I’m not sure what you are saying. Did you knit the second stitch and then the first one? If you knit the second one but never knit the first one it should have been just like a dropped stitch, but it sounds like what you did was not that.
Famous knitter Elizabeth Zimmermann said that anything that you can do as a mistake can be a real technique in the right situation, with the exception of splitting the yarn. She said she knew of no use of that as a technique.
If you knit the second stitch and then the first stitch that is a well known technique that twists the two stitches kind of because they are out of order.
Or do you mean you knit into the stitch in the row below the one on the needles? That too is a pattern stitch which will certainly come in handy on future projects!

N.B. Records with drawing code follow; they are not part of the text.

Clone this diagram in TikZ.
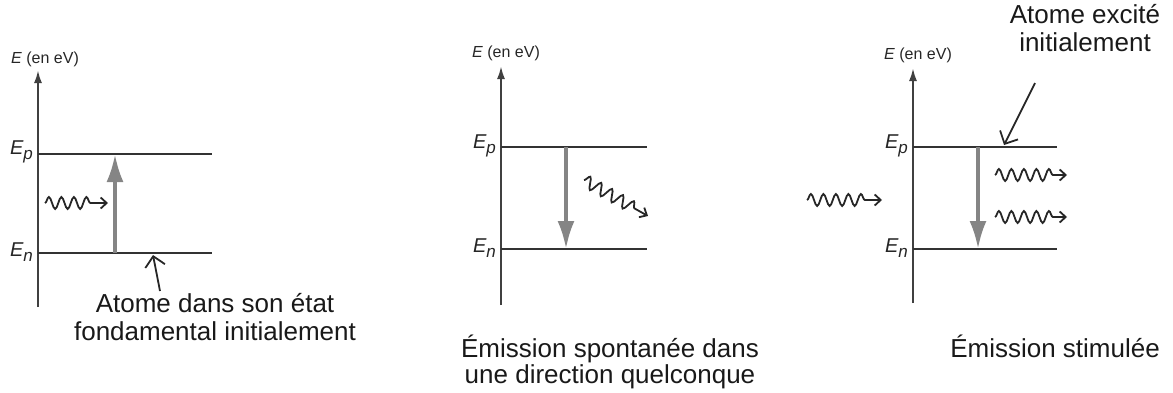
\documentclass[tikz,border=0pt]{standalone}
\usepackage{fontspec}
\setmainfont{Liberation Sans}
\usetikzlibrary{arrows.meta,decorations.pathmorphing}
\tikzset{
 lvl/.style={line width=2.6pt, draw=black!80},
 axisline/.style={line width=2.2pt, draw=black!75, -{Latex[length=13pt,width=8pt]}},
 trans/.style={line width=3.8pt, draw=black!48, -{Latex[length=28pt,width=17pt]}},
 note/.style={line width=1.8pt, draw=black!85, -{Straight Barb[length=10pt,width=20pt]}},
 photon/.style={line width=1.8pt, draw=black!85, decorate, decoration={snake, amplitude=6pt, segment length=12.5pt, post length=13pt}, -{Straight Barb[length=6pt,width=11pt]}},
 elab/.style={font=\fontsize{16}{18}\selectfont, anchor=base, inner sep=0pt, text=black!85},
 lvllab/.style={anchor=east, font=\fontsize{20}{22}\selectfont\itshape, inner sep=0pt, text=black!85},
 captext/.style={font=\fontsize{26}{28}\selectfont, align=center, text=black!90, anchor=base, inner sep=0pt},
}
\newcommand{\lvlname}[1]{E\raisebox{-0.5ex}{\fontsize{17}{17}\selectfont #1}}
\begin{document}
\begin{tikzpicture}[x=1pt,y=-1pt]
\useasboundingbox (0,0) rectangle (1173,392);
% ---------- panel 1 ----------
\coordinate (a1b) at (38,307); \coordinate (a1t) at (38,70);
\coordinate (p1a) at (38,154); \coordinate (p1b) at (212,154);
\coordinate (n1a) at (38,253); \coordinate (n1b) at (212,253);
\coordinate (g1a) at (115,253); \coordinate (g1b) at (115,154);
\coordinate (w1a) at (45,203); \coordinate (w1b) at (108,203);
\coordinate (k1a) at (160,291); \coordinate (k1b) at (153,255);
\draw[axisline] (a1b) -- (a1t);
\draw[lvl] (p1a) -- (p1b);
\draw[lvl] (n1a) -- (n1b);
\draw[trans] (g1a) -- (g1b);
\draw[photon] (w1a) -- (w1b);
\draw[note] (k1a) -- (k1b);
\node[elab] (e1) at (45,63) {\textit{E} (en eV)};
\node[lvllab] (lp1) at (33,152) {\lvlname{p}};
\node[lvllab] (ln1) at (33,252) {\lvlname{n}};
\node[captext] (t1) at (215,340) {Atome dans son état\\fondamental initialement};
% ---------- panel 2 ----------
\coordinate (a2b) at (501,305); \coordinate (a2t) at (501,66);
\coordinate (p2a) at (501,147); \coordinate (p2b) at (647,147);
\coordinate (n2a) at (501,249); \coordinate (n2b) at (647,249);
\coordinate (g2a) at (566,147); \coordinate (g2b) at (566,249);
\coordinate (w2a) at (584,180); \coordinate (w2b) at (648,216);
\draw[axisline] (a2b) -- (a2t);
\draw[lvl] (p2a) -- (p2b);
\draw[lvl] (n2a) -- (n2b);
\draw[trans] (g2a) -- (g2b);
\draw[photon] (w2a) -- (w2b);
\node[elab] (e2) at (506,57) {\textit{E} (en eV)};
\node[lvllab] (lp2) at (496,146) {\lvlname{p}};
\node[lvllab] (ln2) at (496,248) {\lvlname{n}};
\node[captext, font=\fontsize{26}{26}\selectfont] (t2) at (610,383) {Émission spontanée dans\\une direction quelconque};
% ---------- panel 3 ----------
\coordinate (a3b) at (913,303); \coordinate (a3t) at (913,68);
\coordinate (p3a) at (913,147); \coordinate (p3b) at (1057,147);
\coordinate (n3a) at (913,249); \coordinate (n3b) at (1057,249);
\coordinate (g3a) at (978,147); \coordinate (g3b) at (978,249);
\coordinate (w3a) at (807,200); \coordinate (w3b) at (882,200);
\coordinate (w4a) at (995,175); \coordinate (w4b) at (1067,175);
\coordinate (w5a) at (995,217); \coordinate (w5b) at (1067,217);
\coordinate (k3a) at (1035,83); \coordinate (k3b) at (1004,145);
\draw[axisline] (a3b) -- (a3t);
\draw[lvl] (p3a) -- (p3b);
\draw[lvl] (n3a) -- (n3b);
\draw[trans] (g3a) -- (g3b);
\draw[photon] (w3a) -- (w3b);
\draw[photon] (w4a) -- (w4b);
\draw[photon] (w5a) -- (w5b);
\draw[note] (k3a) -- (k3b);
\node[elab] (e3) at (918,59) {\textit{E} (en eV)};
\node[lvllab] (lp3) at (908,146) {\lvlname{p}};
\node[lvllab] (ln3) at (908,248) {\lvlname{n}};
\node[captext] (t3) at (1055,357) {Émission stimulée};
\node[captext] (t4) at (1085,51) {Atome excité\\initialement};
\end{tikzpicture}
\end{document}
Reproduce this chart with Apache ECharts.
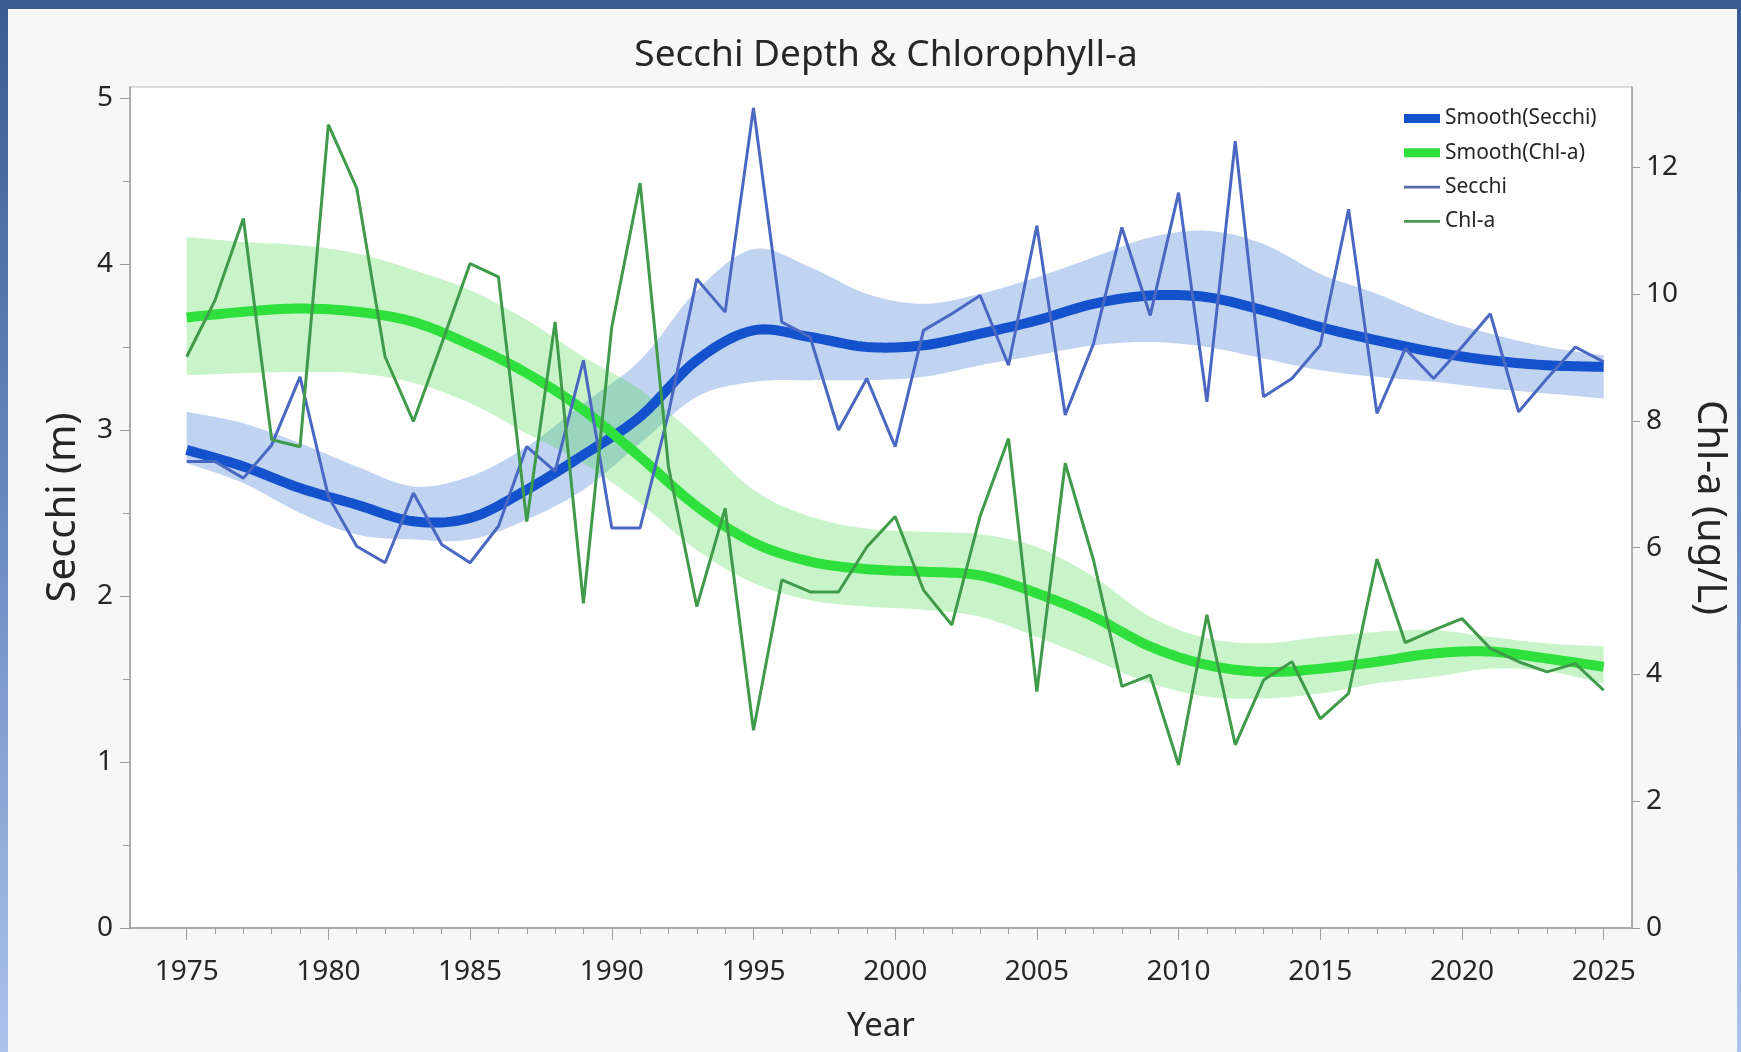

Oh, that would be k1below and it’s loose, but thick when you do it on every other stitch.
I knit into the second stitch on the left needle purl wise, completely missing and ignoring the first stitch and it was only noticeable because there wasn’t a bump at the bottom of that stitch. It was a firm stitch for 2 rows until I noticed, unlike when I later accidentally dropped a stitch off.
If you didn’t knit into the first st at all but put it onto the R needle, that’s a slip st and can be used a lot of different ways in patterns.
Ty, I just realized that too cos I’m now doing linen stitch. I sometimes have trouble identifying things as something I already know when I do it a lil different.